> _STATED EXERCISE_:
Work out the number of lines in the records that include the word "matplotlib"; reply with that number alone.

--*--

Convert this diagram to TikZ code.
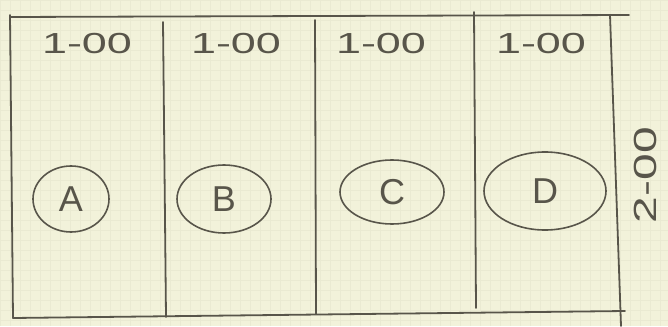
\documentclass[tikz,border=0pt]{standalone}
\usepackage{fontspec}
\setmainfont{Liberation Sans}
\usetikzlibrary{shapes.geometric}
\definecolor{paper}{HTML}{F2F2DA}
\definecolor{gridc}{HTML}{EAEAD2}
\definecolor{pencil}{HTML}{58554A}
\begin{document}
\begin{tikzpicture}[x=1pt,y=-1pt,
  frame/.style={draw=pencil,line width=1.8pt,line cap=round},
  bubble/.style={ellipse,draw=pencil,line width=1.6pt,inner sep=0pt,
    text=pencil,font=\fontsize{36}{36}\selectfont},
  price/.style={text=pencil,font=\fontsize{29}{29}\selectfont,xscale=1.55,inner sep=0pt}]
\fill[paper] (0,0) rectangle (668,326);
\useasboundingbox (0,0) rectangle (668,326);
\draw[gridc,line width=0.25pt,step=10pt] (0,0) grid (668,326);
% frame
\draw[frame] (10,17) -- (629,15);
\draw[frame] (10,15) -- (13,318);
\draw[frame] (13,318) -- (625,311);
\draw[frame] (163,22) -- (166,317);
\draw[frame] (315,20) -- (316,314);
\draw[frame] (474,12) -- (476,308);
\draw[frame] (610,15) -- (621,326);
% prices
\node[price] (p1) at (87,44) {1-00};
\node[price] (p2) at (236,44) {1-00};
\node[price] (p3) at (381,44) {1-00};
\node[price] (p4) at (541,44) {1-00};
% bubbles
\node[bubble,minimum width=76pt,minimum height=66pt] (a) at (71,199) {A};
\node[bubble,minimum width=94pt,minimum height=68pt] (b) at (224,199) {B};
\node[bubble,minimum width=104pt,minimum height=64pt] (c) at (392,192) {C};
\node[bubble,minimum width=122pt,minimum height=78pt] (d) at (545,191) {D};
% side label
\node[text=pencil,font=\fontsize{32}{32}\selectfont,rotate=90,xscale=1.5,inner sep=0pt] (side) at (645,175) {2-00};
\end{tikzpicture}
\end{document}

--*--

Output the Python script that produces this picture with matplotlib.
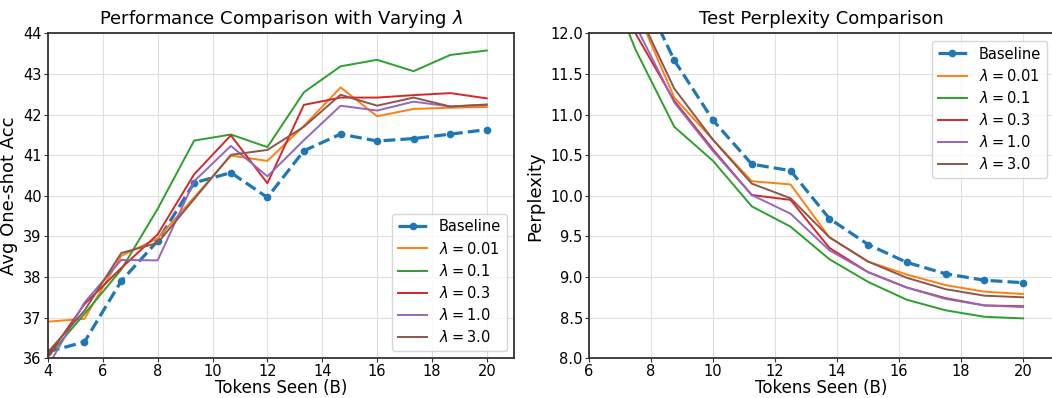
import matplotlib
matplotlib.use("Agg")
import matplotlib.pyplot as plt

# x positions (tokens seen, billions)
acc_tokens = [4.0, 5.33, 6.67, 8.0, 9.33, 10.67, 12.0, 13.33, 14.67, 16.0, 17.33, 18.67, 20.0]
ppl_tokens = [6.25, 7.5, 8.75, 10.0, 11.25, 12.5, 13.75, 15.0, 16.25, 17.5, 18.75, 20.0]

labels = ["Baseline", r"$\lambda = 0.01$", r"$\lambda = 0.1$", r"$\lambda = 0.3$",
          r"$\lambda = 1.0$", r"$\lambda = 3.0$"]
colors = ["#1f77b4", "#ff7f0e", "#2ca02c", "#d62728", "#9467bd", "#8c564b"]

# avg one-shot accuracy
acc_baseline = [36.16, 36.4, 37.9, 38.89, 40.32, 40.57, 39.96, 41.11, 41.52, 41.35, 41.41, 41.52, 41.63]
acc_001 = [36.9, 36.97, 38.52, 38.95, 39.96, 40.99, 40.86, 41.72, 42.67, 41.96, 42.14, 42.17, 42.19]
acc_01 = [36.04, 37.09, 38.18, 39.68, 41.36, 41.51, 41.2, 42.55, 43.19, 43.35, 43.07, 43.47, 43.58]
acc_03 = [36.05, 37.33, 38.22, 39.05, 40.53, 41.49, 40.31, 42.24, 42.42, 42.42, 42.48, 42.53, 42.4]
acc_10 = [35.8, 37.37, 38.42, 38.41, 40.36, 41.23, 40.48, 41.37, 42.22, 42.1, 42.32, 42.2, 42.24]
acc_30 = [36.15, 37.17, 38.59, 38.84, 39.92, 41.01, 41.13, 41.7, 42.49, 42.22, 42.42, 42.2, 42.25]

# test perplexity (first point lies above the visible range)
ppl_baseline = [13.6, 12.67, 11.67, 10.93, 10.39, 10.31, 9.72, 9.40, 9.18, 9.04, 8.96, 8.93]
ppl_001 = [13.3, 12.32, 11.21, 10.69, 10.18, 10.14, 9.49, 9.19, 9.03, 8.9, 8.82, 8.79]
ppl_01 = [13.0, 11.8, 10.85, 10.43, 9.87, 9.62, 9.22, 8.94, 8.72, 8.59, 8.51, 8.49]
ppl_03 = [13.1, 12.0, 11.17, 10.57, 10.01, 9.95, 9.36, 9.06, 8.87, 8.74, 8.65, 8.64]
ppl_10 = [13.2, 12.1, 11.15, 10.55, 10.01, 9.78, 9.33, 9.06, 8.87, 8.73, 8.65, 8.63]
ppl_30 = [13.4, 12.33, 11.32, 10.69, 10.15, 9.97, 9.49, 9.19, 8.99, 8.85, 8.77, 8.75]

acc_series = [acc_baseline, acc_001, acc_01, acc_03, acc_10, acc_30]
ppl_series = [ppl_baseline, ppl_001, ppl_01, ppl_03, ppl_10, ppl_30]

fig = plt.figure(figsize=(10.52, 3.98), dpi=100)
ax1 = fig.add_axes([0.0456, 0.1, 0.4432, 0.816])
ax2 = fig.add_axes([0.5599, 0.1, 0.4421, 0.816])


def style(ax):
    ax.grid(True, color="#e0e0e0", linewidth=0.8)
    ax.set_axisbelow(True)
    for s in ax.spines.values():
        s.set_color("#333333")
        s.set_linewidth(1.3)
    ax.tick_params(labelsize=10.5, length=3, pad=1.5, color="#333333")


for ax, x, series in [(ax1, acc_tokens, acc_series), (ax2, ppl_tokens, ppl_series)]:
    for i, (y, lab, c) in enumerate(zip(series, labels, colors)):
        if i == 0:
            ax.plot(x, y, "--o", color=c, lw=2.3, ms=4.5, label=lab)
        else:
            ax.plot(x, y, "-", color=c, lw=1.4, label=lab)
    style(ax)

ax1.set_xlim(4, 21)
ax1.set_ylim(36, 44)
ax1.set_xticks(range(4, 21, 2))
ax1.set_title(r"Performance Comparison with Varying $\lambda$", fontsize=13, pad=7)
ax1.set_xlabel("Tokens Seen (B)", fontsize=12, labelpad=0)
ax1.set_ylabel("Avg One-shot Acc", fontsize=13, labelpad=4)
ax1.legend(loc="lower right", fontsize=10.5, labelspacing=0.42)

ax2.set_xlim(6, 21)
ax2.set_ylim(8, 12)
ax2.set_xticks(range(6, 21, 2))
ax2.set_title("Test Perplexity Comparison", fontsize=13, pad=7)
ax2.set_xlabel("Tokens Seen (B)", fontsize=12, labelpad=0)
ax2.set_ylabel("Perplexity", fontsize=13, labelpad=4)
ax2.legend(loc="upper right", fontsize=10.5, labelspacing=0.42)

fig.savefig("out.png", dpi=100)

--*--

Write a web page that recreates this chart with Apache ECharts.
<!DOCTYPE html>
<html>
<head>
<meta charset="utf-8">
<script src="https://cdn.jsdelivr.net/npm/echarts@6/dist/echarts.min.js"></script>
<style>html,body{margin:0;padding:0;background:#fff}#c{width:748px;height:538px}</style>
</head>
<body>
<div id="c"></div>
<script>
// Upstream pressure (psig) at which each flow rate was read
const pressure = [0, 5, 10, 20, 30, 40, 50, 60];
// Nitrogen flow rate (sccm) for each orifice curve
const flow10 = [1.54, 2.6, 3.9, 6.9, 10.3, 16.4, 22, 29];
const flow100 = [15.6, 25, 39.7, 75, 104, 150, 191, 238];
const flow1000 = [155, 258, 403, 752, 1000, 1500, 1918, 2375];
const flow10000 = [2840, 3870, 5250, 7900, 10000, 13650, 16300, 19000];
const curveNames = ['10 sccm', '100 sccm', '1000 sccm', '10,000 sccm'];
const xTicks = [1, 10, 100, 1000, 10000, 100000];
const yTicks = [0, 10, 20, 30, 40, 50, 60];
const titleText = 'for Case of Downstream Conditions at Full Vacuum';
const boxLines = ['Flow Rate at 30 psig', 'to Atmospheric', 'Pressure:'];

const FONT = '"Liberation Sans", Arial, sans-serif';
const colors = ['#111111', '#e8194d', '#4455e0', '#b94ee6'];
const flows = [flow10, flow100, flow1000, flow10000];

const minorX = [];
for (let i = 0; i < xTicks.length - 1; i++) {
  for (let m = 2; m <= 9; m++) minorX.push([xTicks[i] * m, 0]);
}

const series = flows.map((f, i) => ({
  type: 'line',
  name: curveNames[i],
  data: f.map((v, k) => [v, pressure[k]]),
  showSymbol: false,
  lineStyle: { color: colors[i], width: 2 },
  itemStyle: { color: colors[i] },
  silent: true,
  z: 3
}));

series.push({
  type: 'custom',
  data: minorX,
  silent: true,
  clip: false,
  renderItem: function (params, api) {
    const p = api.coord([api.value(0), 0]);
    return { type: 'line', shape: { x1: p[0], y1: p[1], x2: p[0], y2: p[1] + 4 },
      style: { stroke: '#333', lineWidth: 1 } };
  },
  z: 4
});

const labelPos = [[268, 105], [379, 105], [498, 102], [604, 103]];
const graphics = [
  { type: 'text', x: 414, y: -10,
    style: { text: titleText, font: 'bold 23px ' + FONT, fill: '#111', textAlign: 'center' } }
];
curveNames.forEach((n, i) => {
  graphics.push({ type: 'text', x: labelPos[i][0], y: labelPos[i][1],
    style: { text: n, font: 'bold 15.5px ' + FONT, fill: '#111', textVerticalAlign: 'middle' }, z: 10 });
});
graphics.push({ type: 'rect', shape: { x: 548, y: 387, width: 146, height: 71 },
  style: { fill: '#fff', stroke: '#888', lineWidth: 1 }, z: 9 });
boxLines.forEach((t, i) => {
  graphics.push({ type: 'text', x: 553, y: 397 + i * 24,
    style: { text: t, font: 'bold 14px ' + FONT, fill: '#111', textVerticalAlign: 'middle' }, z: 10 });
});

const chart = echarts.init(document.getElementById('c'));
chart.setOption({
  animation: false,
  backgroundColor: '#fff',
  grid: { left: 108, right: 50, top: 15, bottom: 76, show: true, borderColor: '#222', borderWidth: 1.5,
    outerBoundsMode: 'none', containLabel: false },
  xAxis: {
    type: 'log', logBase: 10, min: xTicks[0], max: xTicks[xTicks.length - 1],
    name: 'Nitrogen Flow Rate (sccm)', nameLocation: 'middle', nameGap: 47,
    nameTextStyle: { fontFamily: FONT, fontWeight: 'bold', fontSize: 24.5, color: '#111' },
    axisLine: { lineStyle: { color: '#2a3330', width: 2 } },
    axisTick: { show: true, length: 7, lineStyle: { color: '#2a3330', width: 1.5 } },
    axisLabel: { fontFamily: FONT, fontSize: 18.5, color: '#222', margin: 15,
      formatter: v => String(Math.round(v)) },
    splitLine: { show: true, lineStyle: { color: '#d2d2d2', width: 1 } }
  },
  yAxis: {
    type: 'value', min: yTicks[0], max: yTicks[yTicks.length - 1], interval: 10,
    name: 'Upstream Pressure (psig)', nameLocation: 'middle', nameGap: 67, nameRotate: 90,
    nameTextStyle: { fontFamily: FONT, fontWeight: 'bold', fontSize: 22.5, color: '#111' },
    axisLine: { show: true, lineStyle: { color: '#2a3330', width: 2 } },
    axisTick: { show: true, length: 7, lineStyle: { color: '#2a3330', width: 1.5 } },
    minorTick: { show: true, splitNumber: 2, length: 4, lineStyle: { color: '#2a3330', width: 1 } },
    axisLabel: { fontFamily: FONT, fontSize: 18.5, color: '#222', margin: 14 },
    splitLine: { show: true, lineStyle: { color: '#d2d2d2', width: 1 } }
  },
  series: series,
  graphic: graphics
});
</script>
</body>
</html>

--*--

> _RESPONSE_:
4